MILANO - Nella disastrosa prestazione di Zagabria, che ricalca per atteggiamento globale e prestazioni dei singoli quanto visto contro Juventus e Parma nelle ultime due di campionato, uno dei pochissimi a poter uscire con la coscienza pulita e a testa alta è il solito Christian Pulisic. Seppur nel primo tempo anche lui sia stato impalpabile, è nella seconda frazione di gioco che si è caricato il Milan sulle spalle, responsabilizzato ulteriormente da Sergio Conceiçao che, come Paulo Fonseca, ha visto in lui l’uomo con la maggior possibilità di alzare il suo rendimento dentro la gara. E il numero undici rossonero non si è fatto pregare, entrando in tutte le tele di gioco che il Milan ha provato a sviluppare dentro un secondo tempo in cui ha cercato di voltare pagina nonostante l’inferiorità numerica causata dall’ingenua – per esser buoni – espulsione per doppia ammonizione rimediata da Yunus Musah.

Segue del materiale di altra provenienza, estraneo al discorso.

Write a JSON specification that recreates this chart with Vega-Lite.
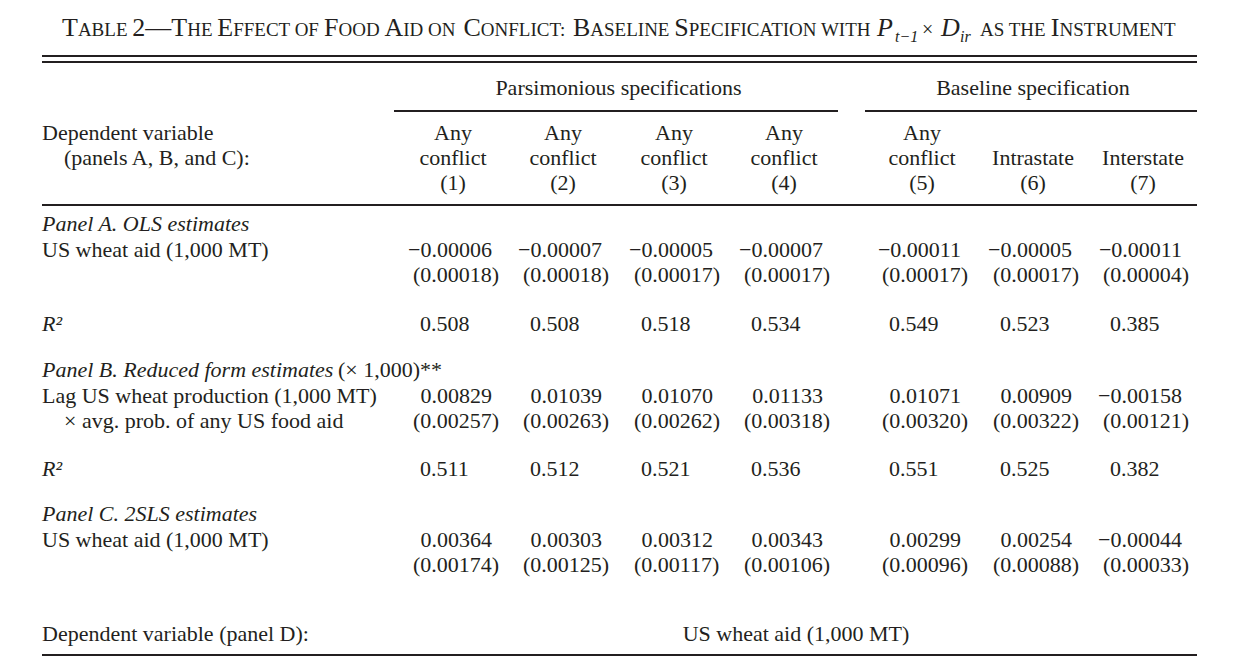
{
  "$schema": "https://vega.github.io/schema/vega-lite/v6.json",
  "width": 1233,
  "height": 659,
  "padding": 0,
  "autosize": {"type": "fit", "contains": "padding"},
  "background": "white",
  "config": {
    "view": {"stroke": null},
    "text": {"font": "Liberation Serif", "fontSize": 22, "color": "#231f20", "baseline": "alphabetic"},
    "rule": {"color": "#231f20"}
  },
  "datasets": {
    "title": [
      {"piece": 1, "line": 1, "kind": "big", "t": "T"},
      {"piece": 2, "line": 1, "kind": "small", "t": "ABLE"},
      {"piece": 3, "line": 1, "kind": "big", "t": "2—T"},
      {"piece": 4, "line": 1, "kind": "small", "t": "HE"},
      {"piece": 5, "line": 1, "kind": "big", "t": "E"},
      {"piece": 6, "line": 1, "kind": "small", "t": "FFECT OF"},
      {"piece": 7, "line": 1, "kind": "big", "t": "F"},
      {"piece": 8, "line": 1, "kind": "small", "t": "OOD"},
      {"piece": 9, "line": 1, "kind": "big", "t": "A"},
      {"piece": 10, "line": 1, "kind": "small", "t": "ID ON"},
      {"piece": 11, "line": 1, "kind": "big", "t": "C"},
      {"piece": 12, "line": 1, "kind": "small", "t": "ONFLICT:"},
      {"piece": 13, "line": 1, "kind": "big", "t": "B"},
      {"piece": 14, "line": 1, "kind": "small", "t": "ASELINE"},
      {"piece": 15, "line": 1, "kind": "big", "t": "S"},
      {"piece": 16, "line": 1, "kind": "small", "t": "PECIFICATION WITH"},
      {"piece": 17, "line": 1, "kind": "itbig", "t": "P"},
      {"piece": 18, "line": 2, "kind": "itsub", "t": "t−1"},
      {"piece": 19, "line": 1, "kind": "op", "t": "×"},
      {"piece": 20, "line": 1, "kind": "itbig", "t": "D"},
      {"piece": 21, "line": 2, "kind": "itsub", "t": "ir"},
      {"piece": 22, "line": 1, "kind": "small", "t": "AS THE"},
      {"piece": 23, "line": 1, "kind": "big", "t": "I"},
      {"piece": 24, "line": 1, "kind": "small", "t": "NSTRUMENT"}
    ],
    "rules": [
      {"line": 3, "from": 0, "to": 8},
      {"line": 4, "from": 0, "to": 8},
      {"line": 6, "from": 0.5, "to": 4.5},
      {"line": 6, "from": 4.6, "to": 8},
      {"line": 10, "from": 0, "to": 8},
      {"line": 23, "from": 0, "to": 8}
    ],
    "cells": [
      {"line": 5, "col": 2.5, "kind": "head", "t": "Parsimonious specifications"},
      {"line": 5, "col": 6, "kind": "head", "t": "Baseline specification"},
      {"line": 7, "col": 0, "kind": "label", "t": "Dependent variable"},
      {"line": 8, "col": 0.2, "kind": "label", "t": "(panels A, B, and C):"},
      {"line": 7, "col": 1, "kind": "head", "t": "Any"},
      {"line": 7, "col": 2, "kind": "head", "t": "Any"},
      {"line": 7, "col": 3, "kind": "head", "t": "Any"},
      {"line": 7, "col": 4, "kind": "head", "t": "Any"},
      {"line": 7, "col": 5, "kind": "head", "t": "Any"},
      {"line": 8, "col": 1, "kind": "head", "t": "conflict"},
      {"line": 8, "col": 2, "kind": "head", "t": "conflict"},
      {"line": 8, "col": 3, "kind": "head", "t": "conflict"},
      {"line": 8, "col": 4, "kind": "head", "t": "conflict"},
      {"line": 8, "col": 5, "kind": "head", "t": "conflict"},
      {"line": 8, "col": 6, "kind": "head", "t": "Intrastate"},
      {"line": 8, "col": 7, "kind": "head", "t": "Interstate"},
      {"line": 9, "col": 1, "kind": "head", "t": "(1)"},
      {"line": 9, "col": 2, "kind": "head", "t": "(2)"},
      {"line": 9, "col": 3, "kind": "head", "t": "(3)"},
      {"line": 9, "col": 4, "kind": "head", "t": "(4)"},
      {"line": 9, "col": 5, "kind": "head", "t": "(5)"},
      {"line": 9, "col": 6, "kind": "head", "t": "(6)"},
      {"line": 9, "col": 7, "kind": "head", "t": "(7)"},
      {"line": 11, "col": 0, "kind": "italic", "t": "Panel A. OLS estimates"},
      {"line": 12, "col": 0, "kind": "label", "t": "US wheat aid (1,000 MT)"},
      {"line": 12, "col": 1, "kind": "coef", "t": "−0.00006"},
      {"line": 12, "col": 2, "kind": "coef", "t": "−0.00007"},
      {"line": 12, "col": 3, "kind": "coef", "t": "−0.00005"},
      {"line": 12, "col": 4, "kind": "coef", "t": "−0.00007"},
      {"line": 12, "col": 5, "kind": "coef", "t": "−0.00011"},
      {"line": 12, "col": 6, "kind": "coef", "t": "−0.00005"},
      {"line": 12, "col": 7, "kind": "coef", "t": "−0.00011"},
      {"line": 13, "col": 1, "kind": "se", "t": "(0.00018)"},
      {"line": 13, "col": 2, "kind": "se", "t": "(0.00018)"},
      {"line": 13, "col": 3, "kind": "se", "t": "(0.00017)"},
      {"line": 13, "col": 4, "kind": "se", "t": "(0.00017)"},
      {"line": 13, "col": 5, "kind": "se", "t": "(0.00017)"},
      {"line": 13, "col": 6, "kind": "se", "t": "(0.00017)"},
      {"line": 13, "col": 7, "kind": "se", "t": "(0.00004)"},
      {"line": 14, "col": 0, "kind": "italic", "t": "R²"},
      {"line": 14, "col": 1, "kind": "r2", "t": "0.508"},
      {"line": 14, "col": 2, "kind": "r2", "t": "0.508"},
      {"line": 14, "col": 3, "kind": "r2", "t": "0.518"},
      {"line": 14, "col": 4, "kind": "r2", "t": "0.534"},
      {"line": 14, "col": 5, "kind": "r2", "t": "0.549"},
      {"line": 14, "col": 6, "kind": "r2", "t": "0.523"},
      {"line": 14, "col": 7, "kind": "r2", "t": "0.385"},
      {"line": 15, "col": 0, "kind": "italic", "t": "Panel B. Reduced form estimates"},
      {"line": 15, "col": 0.4, "kind": "label", "t": "(× 1,000)**"},
      {"line": 16, "col": 0, "kind": "label", "t": "Lag US wheat production (1,000 MT)"},
      {"line": 17, "col": 0.2, "kind": "label", "t": "× avg. prob. of any US food aid"},
      {"line": 16, "col": 1, "kind": "coef", "t": "0.00829"},
      {"line": 16, "col": 2, "kind": "coef", "t": "0.01039"},
      {"line": 16, "col": 3, "kind": "coef", "t": "0.01070"},
      {"line": 16, "col": 4, "kind": "coef", "t": "0.01133"},
      {"line": 16, "col": 5, "kind": "coef", "t": "0.01071"},
      {"line": 16, "col": 6, "kind": "coef", "t": "0.00909"},
      {"line": 16, "col": 7, "kind": "coef", "t": "−0.00158"},
      {"line": 17, "col": 1, "kind": "se", "t": "(0.00257)"},
      {"line": 17, "col": 2, "kind": "se", "t": "(0.00263)"},
      {"line": 17, "col": 3, "kind": "se", "t": "(0.00262)"},
      {"line": 17, "col": 4, "kind": "se", "t": "(0.00318)"},
      {"line": 17, "col": 5, "kind": "se", "t": "(0.00320)"},
      {"line": 17, "col": 6, "kind": "se", "t": "(0.00322)"},
      {"line": 17, "col": 7, "kind": "se", "t": "(0.00121)"},
      {"line": 18, "col": 0, "kind": "italic", "t": "R²"},
      {"line": 18, "col": 1, "kind": "r2", "t": "0.511"},
      {"line": 18, "col": 2, "kind": "r2", "t": "0.512"},
      {"line": 18, "col": 3, "kind": "r2", "t": "0.521"},
      {"line": 18, "col": 4, "kind": "r2", "t": "0.536"},
      {"line": 18, "col": 5, "kind": "r2", "t": "0.551"},
      {"line": 18, "col": 6, "kind": "r2", "t": "0.525"},
      {"line": 18, "col": 7, "kind": "r2", "t": "0.382"},
      {"line": 19, "col": 0, "kind": "italic", "t": "Panel C. 2SLS estimates"},
      {"line": 20, "col": 0, "kind": "label", "t": "US wheat aid (1,000 MT)"},
      {"line": 20, "col": 1, "kind": "coef", "t": "0.00364"},
      {"line": 20, "col": 2, "kind": "coef", "t": "0.00303"},
      {"line": 20, "col": 3, "kind": "coef", "t": "0.00312"},
      {"line": 20, "col": 4, "kind": "coef", "t": "0.00343"},
      {"line": 20, "col": 5, "kind": "coef", "t": "0.00299"},
      {"line": 20, "col": 6, "kind": "coef", "t": "0.00254"},
      {"line": 20, "col": 7, "kind": "coef", "t": "−0.00044"},
      {"line": 21, "col": 1, "kind": "se", "t": "(0.00174)"},
      {"line": 21, "col": 2, "kind": "se", "t": "(0.00125)"},
      {"line": 21, "col": 3, "kind": "se", "t": "(0.00117)"},
      {"line": 21, "col": 4, "kind": "se", "t": "(0.00106)"},
      {"line": 21, "col": 5, "kind": "se", "t": "(0.00096)"},
      {"line": 21, "col": 6, "kind": "se", "t": "(0.00088)"},
      {"line": 21, "col": 7, "kind": "se", "t": "(0.00033)"},
      {"line": 22, "col": 0, "kind": "label", "t": "Dependent variable (panel D):"},
      {"line": 22, "col": 4.1, "kind": "head", "t": "US wheat aid (1,000 MT)"}
    ]
  },
  "resolve": {"scale": {"x": "independent"}},
  "layer": [
    {
      "data": {"name": "title"},
      "encoding": {
        "x": {"field": "piece", "type": "quantitative", "axis": null,
              "scale": {"type": "linear", "zero": false, "nice": false,
                        "domain": [1, 2, 3, 4, 5, 6, 7, 8, 9, 10, 11, 12, 13, 14, 15, 16, 17, 18, 19, 20, 21, 22, 23, 24],
                        "range": [62, 77.9, 132.3, 187.2, 217.3, 233.2, 324, 338.5, 384.4, 403.2, 463.5, 480.8, 573, 590.3, 674.3, 688.8, 877, 895, 922, 941, 960, 980, 1050.8, 1059.5]}},
        "y": {"field": "line", "type": "quantitative", "axis": null,
              "scale": {"type": "linear", "zero": false, "nice": false,
                        "domain": [1, 2, 3, 4, 5, 6, 7, 8, 9, 10, 11, 12, 13, 14, 15, 16, 17, 18, 19, 20, 21, 22, 23],
                        "range": [36, 42, 56, 62, 95, 111, 140, 164.5, 189.5, 205, 231, 257, 282, 331, 376.5, 402.5, 427.5, 476, 521, 547, 572, 641, 655]}},
        "text": {"field": "t"}
      },
      "layer": [
        {"transform": [{"filter": "datum.kind === 'big'"}], "mark": {"type": "text", "align": "left", "fontSize": 26}},
        {"transform": [{"filter": "datum.kind === 'small'"}], "mark": {"type": "text", "align": "left", "fontSize": 19}},
        {"transform": [{"filter": "datum.kind === 'op'"}], "mark": {"type": "text", "align": "left", "fontSize": 20}},
        {"transform": [{"filter": "datum.kind === 'itbig'"}], "mark": {"type": "text", "align": "left", "fontSize": 26, "fontStyle": "italic"}},
        {"transform": [{"filter": "datum.kind === 'itsub'"}], "mark": {"type": "text", "align": "left", "fontSize": 16, "fontStyle": "italic"}}
      ]
    },
    {
      "encoding": {
        "y": {"field": "line", "type": "quantitative", "axis": null,
              "scale": {"type": "linear", "zero": false, "nice": false,
                        "domain": [1, 2, 3, 4, 5, 6, 7, 8, 9, 10, 11, 12, 13, 14, 15, 16, 17, 18, 19, 20, 21, 22, 23],
                        "range": [36, 42, 56, 62, 95, 111, 140, 164.5, 189.5, 205, 231, 257, 282, 331, 376.5, 402.5, 427.5, 476, 521, 547, 572, 641, 655]}}
      },
      "layer": [
        {
          "data": {"name": "rules"},
          "mark": {"type": "rule", "strokeWidth": 2},
          "encoding": {
            "x": {"field": "from", "type": "quantitative", "axis": null,
                  "scale": {"type": "linear", "zero": false, "nice": false,
                            "domain": [0, 0.2, 0.4, 0.5, 1, 2, 3, 4, 4.1, 4.5, 4.6, 5, 6, 7, 8],
                            "range": [42, 64, 338, 394, 420, 530, 641, 751, 763, 838, 865, 889, 1000, 1110, 1197]}},
            "x2": {"field": "to"}
          }
        },
        {
          "data": {"name": "cells"},
          "encoding": {
            "x": {"field": "col", "type": "quantitative", "axis": null,
                  "scale": {"type": "linear", "zero": false, "nice": false,
                            "domain": [0, 0.2, 0.4, 0.5, 1, 2, 3, 4, 4.1, 4.5, 4.6, 5, 6, 7, 8],
                            "range": [42, 64, 338, 394, 420, 530, 641, 751, 763, 838, 865, 889, 1000, 1110, 1197]}},
            "text": {"field": "t"}
          },
          "layer": [
            {"transform": [{"filter": "datum.kind === 'label'"}], "mark": {"type": "text", "align": "left"}},
            {"transform": [{"filter": "datum.kind === 'italic'"}], "mark": {"type": "text", "align": "left", "fontStyle": "italic"}},
            {"transform": [{"filter": "datum.kind === 'head'"}], "mark": {"type": "text", "align": "center", "dx": 33}},
            {"transform": [{"filter": "datum.kind === 'coef'"}], "mark": {"type": "text", "align": "right", "dx": 72}},
            {"transform": [{"filter": "datum.kind === 'se'"}], "mark": {"type": "text", "align": "left", "dx": -7}},
            {"transform": [{"filter": "datum.kind === 'r2'"}], "mark": {"type": "text", "align": "left"}}
          ]
        }
      ]
    }
  ]
}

Milan, Pulisic predicatore nel deserto
Pulisic aveva trovato il gol del momentaneo 1-1, con un destro che sembrava senza grandi pretese ma che l’incerto Nevistic si faceva scivolare dalle mani. Un gol che sembrava avere l’effetto di una scossa elettrica sul Milan, che ha cercato sempre Pulisic come ispiratore delle possibili ripartenze, vista anche la luce spenta di Tijjani Reijnders. Dal fosforo di Pulisic sono nati un paio di palloni importanti per Leao, su uno dei quali c’è stato l’episodio del rigore prima dato e poi tolto con il Var ai rossoneri. Pulisic è stato un predicatore nel deserto, in un’altra serata tremendamente negativa a livello di prestazione e di risultato per il Milan, dove il suo quarto gol in questa edizione della Champions League, il dodicesimo in stagione, non è servito a nulla se non ai meri fini statistici con i rossoneri che si sono autocondannati ai play-off (sorteggio venerdì) e a dover continuare a giocare ogni tre giorni senza poter dare a Conceiçao delle settimane pulite per poter lavorare sulla squadra.